Scotland is to introduce some of the toughest penalties in Europe for crimes against wildlife, but Westminster’s control of gun law is preventing the Scottish Government going further.

Golden eagle chicks have been victims of wildlife crimes

A review group chaired by Professor Mark Poustie of Strathclyde University made numerous recommendations for increased fines and penalties for wildlife crime and the Scottish Government has accepted nearly all of them.

The major recommendation that cannot be proceeded with at present is the proposal to withdraw firearms or shotgun certificates, because that legislation is reserved to Westminster.

Environment Minister Aileen McLeod nevertheless accepted most of the recommendations from the review group and the Government will now aim to introduce tough new maximum penalties for those who commit crimes against wildlife.

Subject to the necessary legislative steps this could mean fines of up to £40,000 and 12 months imprisonment for certain offences.

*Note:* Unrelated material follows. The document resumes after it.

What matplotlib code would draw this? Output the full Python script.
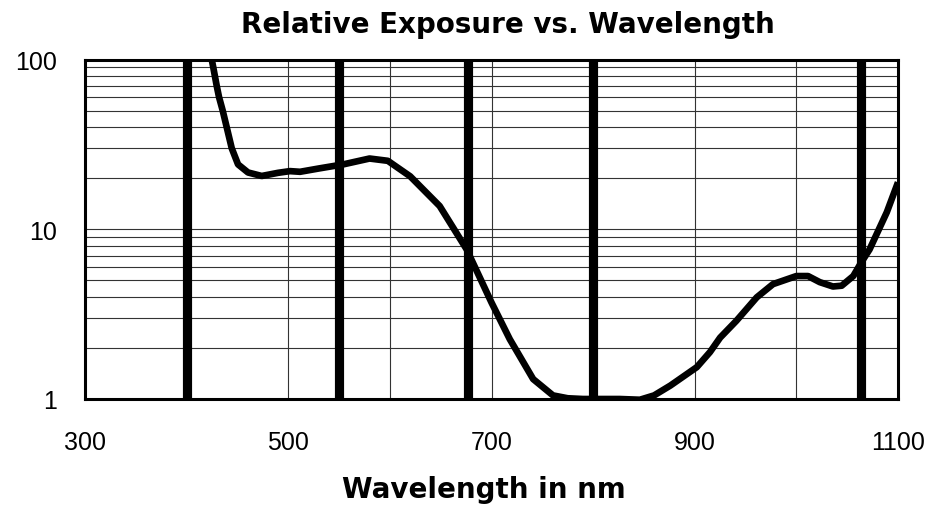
import matplotlib
matplotlib.use("Agg")
import matplotlib.pyplot as plt
from matplotlib.ticker import FixedLocator, NullFormatter

plt.rcParams['font.family'] = ['Liberation Sans', 'DejaVu Sans']

# Data
wavelength = [424.7, 426.2, 429.6, 431.9, 435.5, 439.4, 444.4, 450.6, 460.4, 473.9,
              490, 501.7, 511.6, 530, 554, 580, 598, 620, 649, 675.6,
              700, 718, 741, 760.5, 775, 790, 810, 826, 846, 860,
              876, 902, 915, 925, 941, 961, 977, 1000, 1011.5, 1023,
              1036, 1044.6, 1056, 1064, 1072, 1089, 1100]
exposure = [100, 90, 70, 60, 50, 40, 30, 24.1, 21.6, 20.6,
            21.5, 22.0, 21.8, 22.8, 24.1, 26.1, 25.3, 20.5, 13.7, 7.6,
            3.7, 2.25, 1.31, 1.05, 1.01, 1.0, 1.0, 1.0, 0.99, 1.05,
            1.2, 1.54, 1.89, 2.3, 2.89, 3.97, 4.75, 5.3, 5.3, 4.88,
            4.6, 4.65, 5.3, 6.4, 7.6, 12.6, 18.9]
marker_lines = [400, 550, 677, 800, 1064]
x_ticks = [300, 500, 700, 900, 1100]
x_grid = [400, 500, 600, 700, 800, 900, 1000]
y_ticks = [1, 10, 100]
y_tick_labels = ["1", "10", "100"]
y_grid = [2, 3, 4, 5, 6, 7, 8, 9, 10, 20, 30, 40, 50, 60, 70, 80, 90]

fig = plt.figure(figsize=(9.39, 5.10), dpi=100)
ax = fig.add_axes([85/939, 1-400/510, (898-85)/939, (400-60.5)/510])

ax.set_yscale('log')
ax.set_xlim(300, 1100)
ax.set_ylim(1, 100)

for g in x_grid:
    ax.axvline(g, color='#333333', lw=0.8, zorder=1)
for g in y_grid:
    ax.axhline(g, color='#333333', lw=0.8, zorder=1)

for m in marker_lines:
    ax.axvline(m, color='black', lw=6.6, zorder=2, solid_capstyle='butt')

ax.plot(wavelength, exposure, color='black', lw=4.8, zorder=3,
        solid_capstyle='butt', solid_joinstyle='round', clip_on=True)

ax.xaxis.set_major_locator(FixedLocator(x_ticks))
ax.yaxis.set_major_locator(FixedLocator(y_ticks))
ax.yaxis.set_minor_formatter(NullFormatter())
ax.yaxis.set_minor_locator(FixedLocator([]))
ax.set_xticklabels([str(v) for v in x_ticks])
ax.set_yticklabels(y_tick_labels)
ax.tick_params(axis='both', which='both', length=0, labelsize=18)
ax.tick_params(axis='x', pad=22)
ax.tick_params(axis='y', pad=20)

for s in ax.spines.values():
    s.set_linewidth(2.2)
    s.set_color('black')
    s.set_zorder(4)

fig.text(507.5/939, 1-25/510, "Relative Exposure vs. Wavelength",
         ha='center', va='center', fontsize=20, fontweight='bold',
         family='DejaVu Sans')
fig.text(484/939, 1-490/510, "Wavelength in nm",
         ha='center', va='center', fontsize=20, fontweight='bold',
         family='DejaVu Sans')

fig.savefig("out.png", dpi=100)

The Scottish Government will also take forward a number of other recommendations including greater use of alternative penalties such as forfeiture of equipment used in offences.

There will be greater use of impact statements and there will also be a look into the creation of new sentencing guidelines.

Dr McLeod said: “Wildlife crime has no place in modern Scotland, this is why I have decided to increase the maximum available penalties to bring wildlife offences into line with other environmental crimes.

“It is important we have appropriate penalties that deter criminality but also reflect the impact these crimes can have on our environment and Scotland’s reputation as a wildlife tourism destination.”

Stuart Housden, director of RSPB Scotland, welcomed the announcement saying: “Scotland has some of the strongest wildlife legislation in the UK but, ultimately, we need wildlife crime to be seen as completely unacceptable so that gamekeepers, landowners and countryside bodies do not tolerate it.”